Maps, in the artist‘s second series, coalesce into poetic and territorial worlds of imagination, in which reality and fiction overlap. Olaf Osten surveys the world anew, generating new spatial relationships and formal tensions. In this series the pocket calender as a drawing surface is replaced by the conventional school atlas. The artist thematizes the paradox of land surveying, very much in the sense of the discussion between Pater Zea and Alexander von Humboldt in Daniel Kehlmann‘s novel Measuring the World. The former sees the landscape in unmediated perception, while the latter surveys it, relying on lines that enable him to grasp the multiplicity of the world. “Lines are everywhere, said Humboldt. They are an ­abstraction. Wherever there is space as such, there are lines. / Space as such is elsewhere, said Pater Zea. / Space is universal! / The universal is an invention.” The cartographic approach is most certainly ­rational, and Olaf Osten would not argue with it, “but that is not how the world looks; we don‘t perceive it from this aerial perspective.

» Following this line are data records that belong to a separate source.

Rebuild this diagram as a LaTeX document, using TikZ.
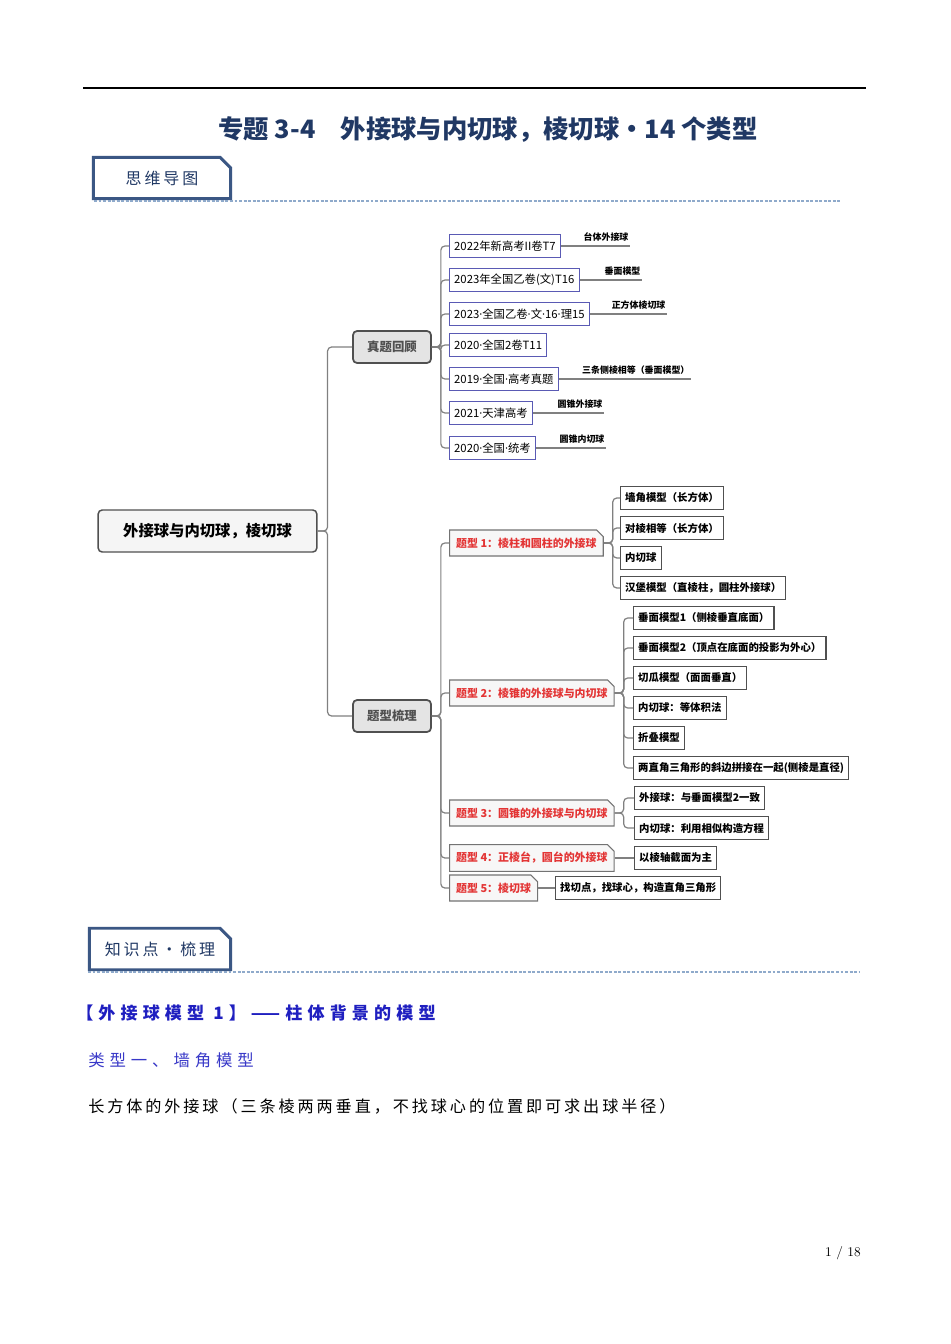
\documentclass[tikz,border=0pt]{standalone}
\usepackage{fontspec}
\newfontfamily\cjk{Noto Sans CJK SC}
\newfontfamily\latn{Noto Sans}
\newfontfamily\cjkwide[LetterSpace=30]{Noto Sans CJK SC}
\newfontfamily\cjkmid[LetterSpace=18]{Noto Sans CJK SC}
\usetikzlibrary{shapes.misc}

\definecolor{navy}{HTML}{203864}
\definecolor{secline}{HTML}{3B5784}
\definecolor{dashblue}{HTML}{8FAACB}
\definecolor{linegray}{HTML}{808080}
\definecolor{boxgray}{HTML}{505050}
\definecolor{rootfill}{HTML}{F5F5F5}
\definecolor{midfill}{HTML}{E4E4E4}
\definecolor{exampurple}{HTML}{5A5AB4}
\definecolor{typered}{HTML}{E33535}
\definecolor{typefill}{HTML}{F7F7F7}
\definecolor{headblue}{HTML}{1F1FC0}
\definecolor{subblue}{HTML}{3838C8}

\newcommand{\md}{{\latn ·}}

\begin{document}
\begin{tikzpicture}[x=0.75pt, y=-0.75pt,
	conn/.style={draw=linegray, line width=0.9pt, rounded corners=3pt},
	secbox/.style={chamfered rectangle, chamfered rectangle corners=north east, chamfered rectangle xsep=4pt, chamfered rectangle ysep=4pt, draw=secline, line width=2.2pt, inner xsep=1pt, inner ysep=6pt, text=navy, font=\cjkmid\fontsize{12}{14}\selectfont},
	secdash/.style={draw=dashblue, line width=0.8pt, dash pattern=on 2.2pt off 1.2pt},
	rootbox/.style={draw=boxgray, line width=1.1pt, rounded corners=3pt, fill=rootfill, minimum width=164pt, minimum height=31.5pt, font=\cjk\bfseries\fontsize{11.5}{12}\selectfont},
	midbox/.style={draw=boxgray, line width=1.3pt, rounded corners=3pt, fill=midfill, minimum width=58.5pt, minimum height=24pt, text=boxgray, font=\cjk\bfseries\fontsize{9.3}{10}\selectfont},
	exambox/.style={draw=exampurple, line width=0.8pt, fill=white, anchor=west, minimum height=17pt, inner xsep=3.5pt, font=\cjk\fontsize{8.5}{9}\selectfont},
	note/.style={anchor=south east, inner sep=1pt, font=\cjk\bfseries\fontsize{6.7}{7}\selectfont},
	typebox/.style={chamfered rectangle, chamfered rectangle corners=north east, chamfered rectangle xsep=2.5pt, chamfered rectangle ysep=2.5pt, draw=boxgray!80, line width=0.8pt, fill=typefill, anchor=west, minimum height=17.5pt, inner xsep=2.5pt, text=typered, font=\cjk\bfseries\fontsize{8.2}{9}\selectfont},
	leafbox/.style={draw=boxgray, line width=0.8pt, fill=white, anchor=west, minimum height=17.5pt, inner xsep=3.5pt, font=\cjk\bfseries\fontsize{7.8}{8}\selectfont}]
	\useasboundingbox[fill=white] (0,0) rectangle (950,1344);

	% page head
	\draw[line width=1.1pt] (83,88) -- (866,88);
	\node[text=navy, font=\cjk\bfseries\fontsize{19}{22}\selectfont] (title) at (488,130) {专题 3-4\quad 外接球与内切球，棱切球・14 个类型};
	\node[secbox, minimum width=103pt] (mapsec) at (162,178) {思维导图};
	\draw[secdash] (94,201) -- (840,201);

	% mind map
	\node[rootbox] (root) at (207.5,531) {外接球与内切球，棱切球};
	\node[midbox] (zt) at (392,347) {真题回顾};
	\node[midbox] (tx) at (392,716) {题型梳理};

	\node[exambox] (q1) at (449,246) {2022年新高考II卷T7};
	\node[exambox] (q2) at (449,280) {2023年全国乙卷(文)T16};
	\node[exambox] (q3) at (449,314) {2023\md 全国乙卷\md 文\md 16\md 理15};
	\node[exambox] (q4) at (449,345) {2020\md 全国2卷T11};
	\node[exambox] (q5) at (449,379) {2019\md 全国\md 高考真题};
	\node[exambox] (q6) at (449,413) {2021\md 天津高考};
	\node[exambox] (q7) at (449,448) {2020\md 全国\md 统考};

	\node[note] (n1) at (630,243) {台体外接球};
	\node[note] (n2) at (642,277) {垂面模型};
	\node[note] (n3) at (667,311) {正方体棱切球};
	\node[note] (n5) at (691,376) {三条侧棱相等（垂面模型）};
	\node[note] (n6) at (604,410) {圆锥外接球};
	\node[note] (n7) at (606,445) {圆锥内切球};

	\node[typebox] (t1) at (449,543) {题型 1：棱柱和圆柱的外接球};
	\node[typebox] (t2) at (449,693) {题型 2：棱锥的外接球与内切球};
	\node[typebox] (t3) at (449,813) {题型 3：圆锥的外接球与内切球};
	\node[typebox] (t4) at (449,858) {题型 4：正棱台，圆台的外接球};
	\node[typebox] (t5) at (449,888) {题型 5：棱切球};

	\node[leafbox] (a1) at (620,498) {墙角模型（长方体）};
	\node[leafbox] (a2) at (620,528) {对棱相等（长方体）};
	\node[leafbox] (a3) at (620,558) {内切球};
	\node[leafbox] (a4) at (620,588) {汉堡模型（直棱柱，圆柱外接球）};
	\node[leafbox] (b1) at (633,618) {垂面模型1（侧棱垂直底面）};
	\node[leafbox] (b2) at (633,648) {垂面模型2（顶点在底面的投影为外心）};
	\node[leafbox] (b3) at (633,678) {切瓜模型（面面垂直）};
	\node[leafbox] (b4) at (633,708) {内切球：等体积法};
	\node[leafbox] (b5) at (633,738) {折叠模型};
	\node[leafbox] (b6) at (633,768) {两直角三角形的斜边拼接在一起(侧棱是直径)};
	\node[leafbox] (c1) at (634,798) {外接球：与垂面模型2一致};
	\node[leafbox] (c2) at (634,828) {内切球：利用相似构造方程};
	\node[leafbox] (d1) at (634,858) {以棱轴截面为主};
	\node[leafbox] (e1) at (555,888) {找切点，找球心，构造直角三角形};

	% connectors
	\foreach \c in {zt,tx} \draw[conn] (root.east) -- ++(10,0) |- (\c.west);
	\foreach \c in {q1,q2,q3,q4,q5,q6,q7} \draw[conn] (zt.east) -- ++(9,0) |- (\c.west);
	\foreach \c/\n in {q1/n1,q2/n2,q3/n3,q5/n5,q6/n6,q7/n7} \draw[conn] (\c.east) -- (\c.east -| \n.south east);
	\foreach \c in {t1,t2,t3,t4,t5} \draw[conn] (tx.east) -- ++(9,0) |- (\c.west);
	\foreach \c in {a1,a2,a3,a4} \draw[conn] (t1.east) -- ++(9,0) |- (\c.west);
	\foreach \c in {b1,b2,b3,b4,b5,b6} \draw[conn] (t2.east) -- ++(9,0) |- (\c.west);
	\foreach \c in {c1,c2} \draw[conn] (t3.east) -- ++(9,0) |- (\c.west);
	\draw[conn] (t4.east) -- (d1.west);
	\draw[conn] (t5.east) -- (e1.west);

	% knowledge part
	\node[secbox, minimum width=106pt] (knowsec) at (160,949) {知识点・梳理};
	\draw[secdash] (88,972) -- (860,972);
	\node[anchor=west, inner sep=0pt, text=headblue, font=\cjkwide\bfseries\fontsize{12.8}{14}\selectfont] (model1) at (76,1013) {【外接球模型 1】——柱体背景的模型};
	\node[anchor=west, inner sep=0pt, text=subblue, font=\cjkwide\fontsize{12.3}{14}\selectfont] (type1) at (88,1060) {类型一、墙角模型};
	\node[anchor=west, inner sep=0pt, font=\cjkmid\fontsize{12.1}{14}\selectfont] (desc) at (88,1106) {长方体的外接球（三条棱两两垂直，不找球心的位置即可求出球半径）};
	\node[font=\fontsize{10}{12}\selectfont] (page) at (843,1253) {1 / 18};
\end{tikzpicture}
\end{document}
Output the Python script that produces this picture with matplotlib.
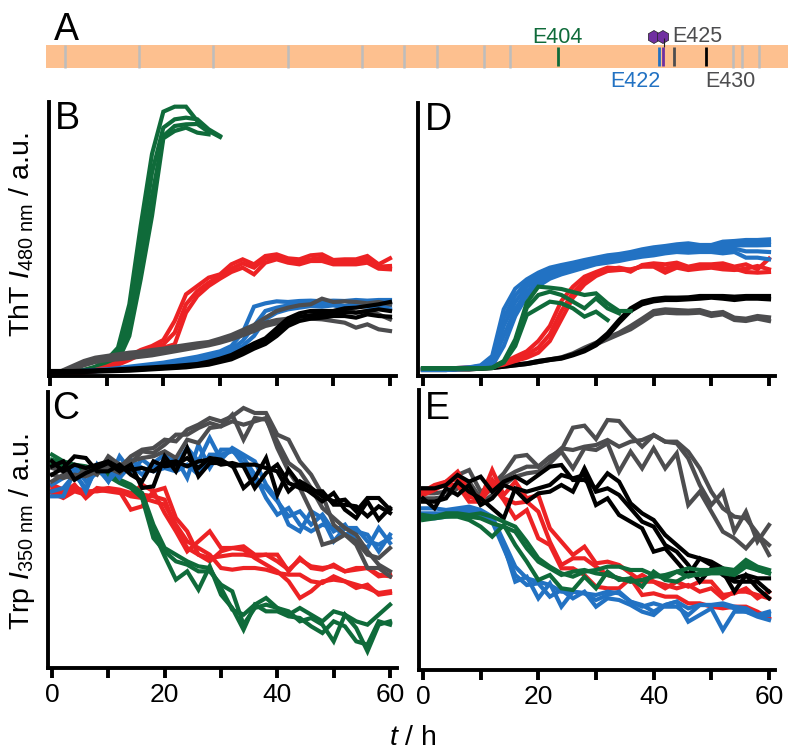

Our gaze orients itself to the terrain, to the horizon.” The horizon has always been a constant in the artist‘s work, particularly in the series Tele-Vision, and it is also essential to the map pictures, which carry the same title and are numbered consecutively. Osten breaks the cartographic view by using the map as a surface for abstract ­painting, which nonetheless, in the interplay of map and color, is reminiscent of landscape. The land becomes a harbor, whole countries disappear into the sea, and stretches of land that were never near the water become steep seaside cliffs. Osten‘s painting is gestural, at times opaque and then transparent – anarchically he paints for himself a new world. The actual map is of almost no importance, serving only as a frame of reference for the artist‘s selection of color. “In contrast to the pocket calendars, the atlases provide a ­structure, which can be used for orientation or ignored.
In any case, they open a broad spectrum within which I can either expand on what is already there or paint over over it. I show nature without the ­mathematical coordinate system of mapmaking.”